Sam Altman: I think the thing that matters is the curve and the rate of progress. And there’s not going to be some milestone that we all agree, like, OK, we’ve passed it and now it’s called AGI. I think most of the world just cares whether this thing is useful to them or not. And we currently have systems that are somewhat useful, clearly. And whether we want to say it’s a Level 1 or 2, I don’t know.
But people use it a lot, and they really love it. There’s huge weaknesses in the current systems. I’m a little embarrassed by GPTs, but people still like them, and that’s good. It’s nice to do useful stuff for people. So, yeah, call it a Level 1. Doesn’t bother me at all.
Kevin Roose: What are today’s A.I. systems useful and not useful for doing?
Sam Altman: I would say the main thing they’re bad at is reasoning. And a lot of the valuable human things require some degree of complex reasoning. They’re good at a lot of other things — like, GPT-4 is vastly superhuman in terms of its world knowledge. It knows more than any human has ever known. On the other hand, again, sometimes it totally makes stuff up in a way that a human would not. But, you know, if you’re using it to be a coder, for example, it can hugely increase your productivity. And there’s value there even though it has all of these other weak points. If you are a student, you can learn a lot more than you could without using this tool. Value there, too.

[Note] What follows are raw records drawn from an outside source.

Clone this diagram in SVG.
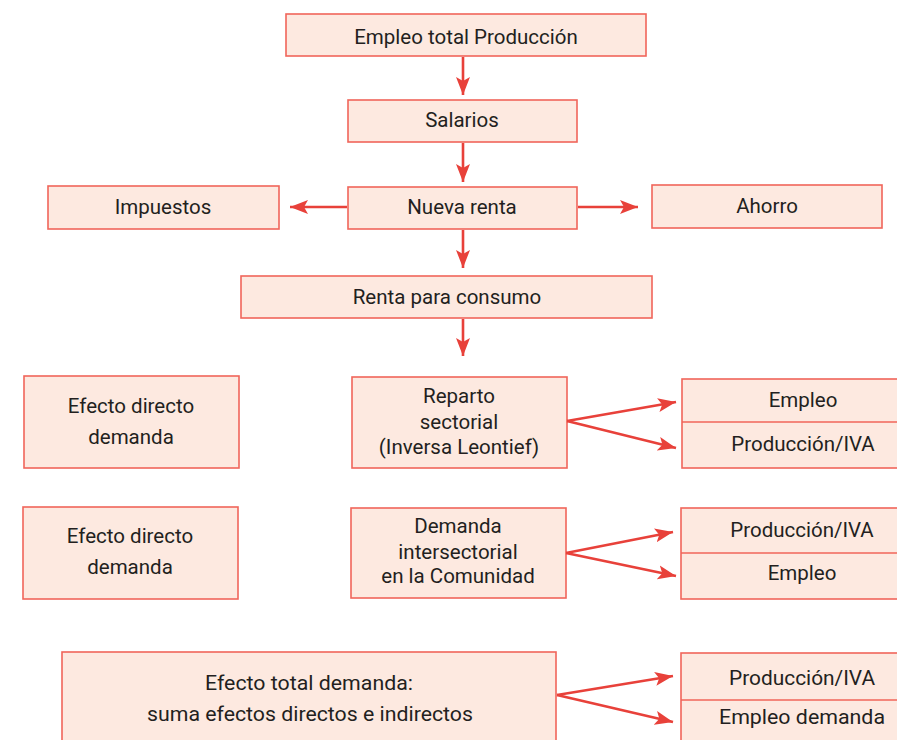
<svg xmlns="http://www.w3.org/2000/svg" width="897" height="740" viewBox="0 0 897 740">
<defs>
<style>
.b{fill:#fde9e0;stroke:#f0655a;stroke-width:1.6}
.d{stroke:#f0655a;stroke-width:1.6}
.t{font-family:Roboto,"Liberation Sans",sans-serif;font-size:20.5px;font-weight:400;fill:#231f20;text-anchor:middle}
.c{stroke:#e8413a;stroke-width:2.6;fill:none}
</style>
<marker id="ah" markerUnits="userSpaceOnUse" markerWidth="20" markerHeight="16" refX="18" refY="7" orient="auto" viewBox="0 0 20 14">
<path d="M0,0 L18,7 L0,14 L4,7 Z" fill="#e8413a"/>
</marker>
</defs>
<rect width="897" height="740" fill="#fff"/>
<g id="n1"><rect class="b" x="286" y="14" width="360" height="42"/><text class="t" x="466" y="43.5">Empleo total Producción</text></g>
<g id="n2"><rect class="b" x="348" y="100" width="229" height="42"/><text class="t" x="462" y="127">Salarios</text></g>
<g id="n3"><rect class="b" x="348" y="187" width="229" height="42"/><text class="t" x="462" y="214">Nueva renta</text></g>
<g id="n4"><rect class="b" x="48" y="186" width="231" height="43"/><text class="t" x="163" y="214">Impuestos</text></g>
<g id="n5"><rect class="b" x="652" y="185" width="230" height="43"/><text class="t" x="767" y="213">Ahorro</text></g>
<g id="n6"><rect class="b" x="241" y="276" width="411" height="42"/><text class="t" x="447" y="304">Renta para consumo</text></g>
<g id="n7"><rect class="b" x="24" y="376" width="215" height="92"/><text class="t" x="131" y="413">Efecto directo</text><text class="t" x="131" y="444">demanda</text></g>
<g id="n8"><rect class="b" x="352" y="377" width="215" height="91"/><text class="t" x="459" y="403">Reparto</text><text class="t" x="459" y="429">sectorial</text><text class="t" x="459" y="454">(Inversa Leontief)</text></g>
<g id="n9"><rect class="b" x="682" y="379" width="220" height="89"/><line class="d" x1="682" y1="422" x2="902" y2="422"/><text class="t" x="803" y="407">Empleo</text><text class="t" x="803" y="451">Producción/IVA</text></g>
<g id="n10"><rect class="b" x="23" y="507" width="215" height="92"/><text class="t" x="130" y="543">Efecto directo</text><text class="t" x="130" y="574">demanda</text></g>
<g id="n11"><rect class="b" x="351" y="508" width="215" height="90"/><text class="t" x="458" y="533">Demanda</text><text class="t" x="458" y="559">intersectorial</text><text class="t" x="458" y="583">en la Comunidad</text></g>
<g id="n12"><rect class="b" x="681" y="508" width="221" height="91"/><line class="d" x1="681" y1="553" x2="902" y2="553"/><text class="t" x="802" y="537">Producción/IVA</text><text class="t" x="802" y="580">Empleo</text></g>
<g id="n13"><rect class="b" x="62" y="652" width="494" height="95"/><text class="t" x="309" y="690" textLength="208" lengthAdjust="spacingAndGlyphs">Efecto total demanda:</text><text class="t" x="310" y="721" textLength="326" lengthAdjust="spacingAndGlyphs">suma efectos directos e indirectos</text></g>
<g id="n14"><rect class="b" x="681" y="653" width="221" height="95"/><line class="d" x1="681" y1="700" x2="902" y2="700"/><text class="t" x="802" y="685" textLength="146" lengthAdjust="spacingAndGlyphs">Producción/IVA</text><text class="t" x="802" y="724" textLength="166" lengthAdjust="spacingAndGlyphs">Empleo demanda</text></g>
<g id="connectors">
<line class="c" x1="463" y1="57" x2="463" y2="95" marker-end="url(#ah)"/>
<line class="c" x1="463" y1="143" x2="463" y2="182" marker-end="url(#ah)"/>
<line class="c" x1="347" y1="207" x2="290" y2="207" marker-end="url(#ah)"/>
<line class="c" x1="578" y1="207" x2="638" y2="207" marker-end="url(#ah)"/>
<line class="c" x1="463" y1="230" x2="463" y2="268" marker-end="url(#ah)"/>
<line class="c" x1="463" y1="319" x2="463" y2="356" marker-end="url(#ah)"/>
<line class="c" x1="567" y1="421" x2="676" y2="402" marker-end="url(#ah)"/>
<line class="c" x1="567" y1="421" x2="676" y2="448" marker-end="url(#ah)"/>
<line class="c" x1="566" y1="553" x2="673" y2="532" marker-end="url(#ah)"/>
<line class="c" x1="566" y1="553" x2="676" y2="576" marker-end="url(#ah)"/>
<line class="c" x1="557" y1="695" x2="673" y2="676" marker-end="url(#ah)"/>
<line class="c" x1="557" y1="695" x2="673" y2="722" marker-end="url(#ah)"/>
</g>
</svg>
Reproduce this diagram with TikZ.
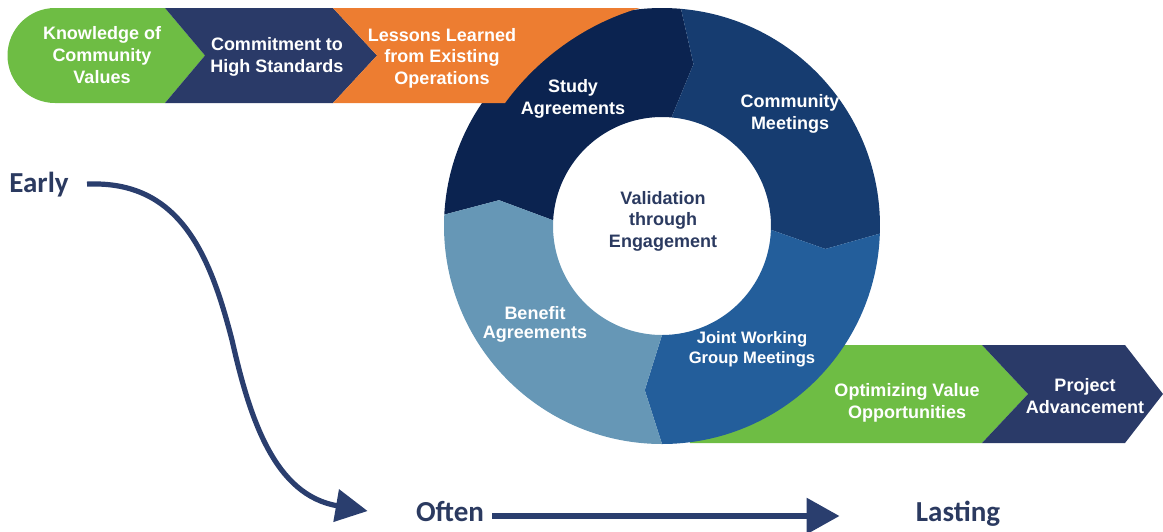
\documentclass[tikz,border=0pt]{standalone}
\usepackage{fontspec}
\setmainfont{Liberation Sans}
\newfontfamily\calibrifont{Carlito}
\usetikzlibrary{calc,arrows.meta}

\definecolor{leafgreen}{RGB}{110,189,68}
\definecolor{bannernavy}{RGB}{42,58,104}
\definecolor{lessonorange}{RGB}{237,125,49}
\definecolor{studyblue}{RGB}{11,35,80}
\definecolor{meetingblue}{RGB}{22,60,112}
\definecolor{jointblue}{RGB}{35,94,155}
\definecolor{benefitblue}{RGB}{102,151,182}
\definecolor{inknavy}{RGB}{43,58,96}
\definecolor{arrownavy}{RGB}{42,62,110}

\begin{document}
\begin{tikzpicture}[x=0.5pt, y=-0.5pt,
  boxtext/.style={text=white, font=\bfseries\fontsize{9}{10.8}\selectfont, align=center, inner sep=1pt},
  phase/.style={text=inknavy, font=\calibrifont\bfseries\fontsize{14.5}{16}\selectfont, inner sep=1pt},
  flow/.style={draw=arrownavy, line width=2.6pt, -{Triangle[length=16pt,width=16pt]}}]
  \useasboundingbox (0,0) rectangle (1163,531);

  % Bottom banner, behind the ring
  \fill[leafgreen] (690,345) -- (982,345) -- (1028,394) -- (982,443) -- (690,443) -- cycle;
  \fill[bannernavy] (982,345) -- (1125,345) -- (1163,394) -- (1125,443) -- (982,443) -- (1028,394) -- cycle;

  % Top banner
  \fill[leafgreen] (55,8) -- (165,8) -- (205,55.5) -- (165,103) -- (55,103) arc[start angle=90, end angle=270, radius=47.5] -- cycle;
  \fill[bannernavy] (165,8) -- (333,8) -- (377,55.5) -- (333,103) -- (165,103) -- (205,55.5) -- cycle;

  % The ring
  \coordinate (c) at (662,226);
  \fill[studyblue] ($(c)+(-177:218)$) arc[start angle=-177, end angle=-85, radius=218]
    -- ($(c)+(-79:165)$) -- ($(c)+(-85:109)$) arc[start angle=-85, end angle=-177, radius=109]
    -- ($(c)+(-171:165)$) -- cycle;
  \fill[meetingblue] ($(c)+(-85:218)$) arc[start angle=-85, end angle=2, radius=218]
    -- ($(c)+(8:165)$) -- ($(c)+(2:109)$) arc[start angle=2, end angle=-85, radius=109]
    -- ($(c)+(-79:165)$) -- cycle;
  \fill[jointblue] ($(c)+(2:218)$) arc[start angle=2, end angle=90, radius=218]
    -- ($(c)+(96:165)$) -- ($(c)+(90:109)$) arc[start angle=90, end angle=2, radius=109]
    -- ($(c)+(8:165)$) -- cycle;
  \fill[benefitblue] ($(c)+(90:218)$) arc[start angle=90, end angle=183, radius=218]
    -- ($(c)+(189:165)$) -- ($(c)+(183:109)$) arc[start angle=183, end angle=90, radius=109]
    -- ($(c)+(96:165)$) -- cycle;

  % Last top chevron lies over the ring
  \fill[lessonorange] (333,8) -- (640,8) .. controls (590,22) and (540,55) .. (505,103) -- (333,103) -- (377,55.5) -- cycle;

  % Define the nodes
  \node[boxtext] (knowledge) at (102,55) {Knowledge of\\Community\\Values};
  \node[boxtext] (commitment) at (277,57) {Commitment to\\High Standards};
  \node[boxtext] (lessons) at (442,58) {Lessons Learned\\from Existing\\Operations};
  \node[boxtext] (study) at (573,99) {Study\\Agreements};
  \node[boxtext] (community) at (790,114) {Community\\Meetings};
  \node[boxtext, text=inknavy] (validation) at (663,221) {Validation\\through\\Engagement};
  \node[boxtext, font=\bfseries\fontsize{9}{9.6}\selectfont] (benefit) at (535,324) {Benefit\\Agreements};
  \node[boxtext, font=\bfseries\fontsize{8.3}{9.8}\selectfont] (joint) at (752,349) {Joint Working\\Group Meetings};
  \node[boxtext] (optimizing) at (907,403) {Optimizing Value\\Opportunities};
  \node[boxtext] (project) at (1085,396) {Project\\Advancement};

  \node[phase, anchor=base] (early) at (39,192) {Early};
  \node[phase, anchor=base] (often) at (450,521) {Often};
  \node[phase, anchor=base] (lasting) at (958,521) {Lasting};

  % Draw the arrows
  \draw[flow] ([xshift=8pt]early.east) .. controls (180,180) and (210,255) .. (232,340)
    .. controls (250,420) and (275,495) .. ([xshift=-23pt]often.west);
  \draw[flow, line width=3pt, -{Triangle[length=16.5pt,width=17.5pt]}]
    ([xshift=3pt,yshift=2.5pt]often.base east) -- ([xshift=-37pt,yshift=2.5pt]lasting.base west);
\end{tikzpicture}
\end{document}
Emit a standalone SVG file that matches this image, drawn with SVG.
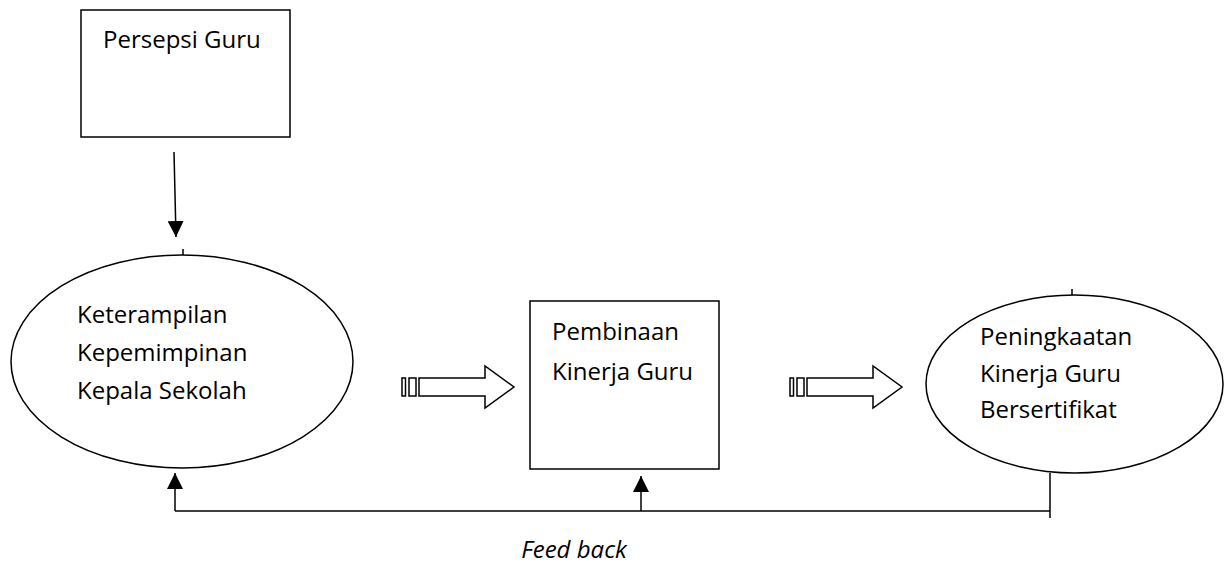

Kevin Roose: Right now, I think what’s holding a lot of people back in a lot of companies and organizations is that it can be unreliable — it can make up things; it can give wrong answers. Which is fine if you’re doing creative writing assignments, but not if you’re a hospital or a law firm or something else with big stakes. And how do we solve this problem of reliability? And do you think we’ll ever get to the sort of low fault tolerance that is needed for these really high-stakes applications?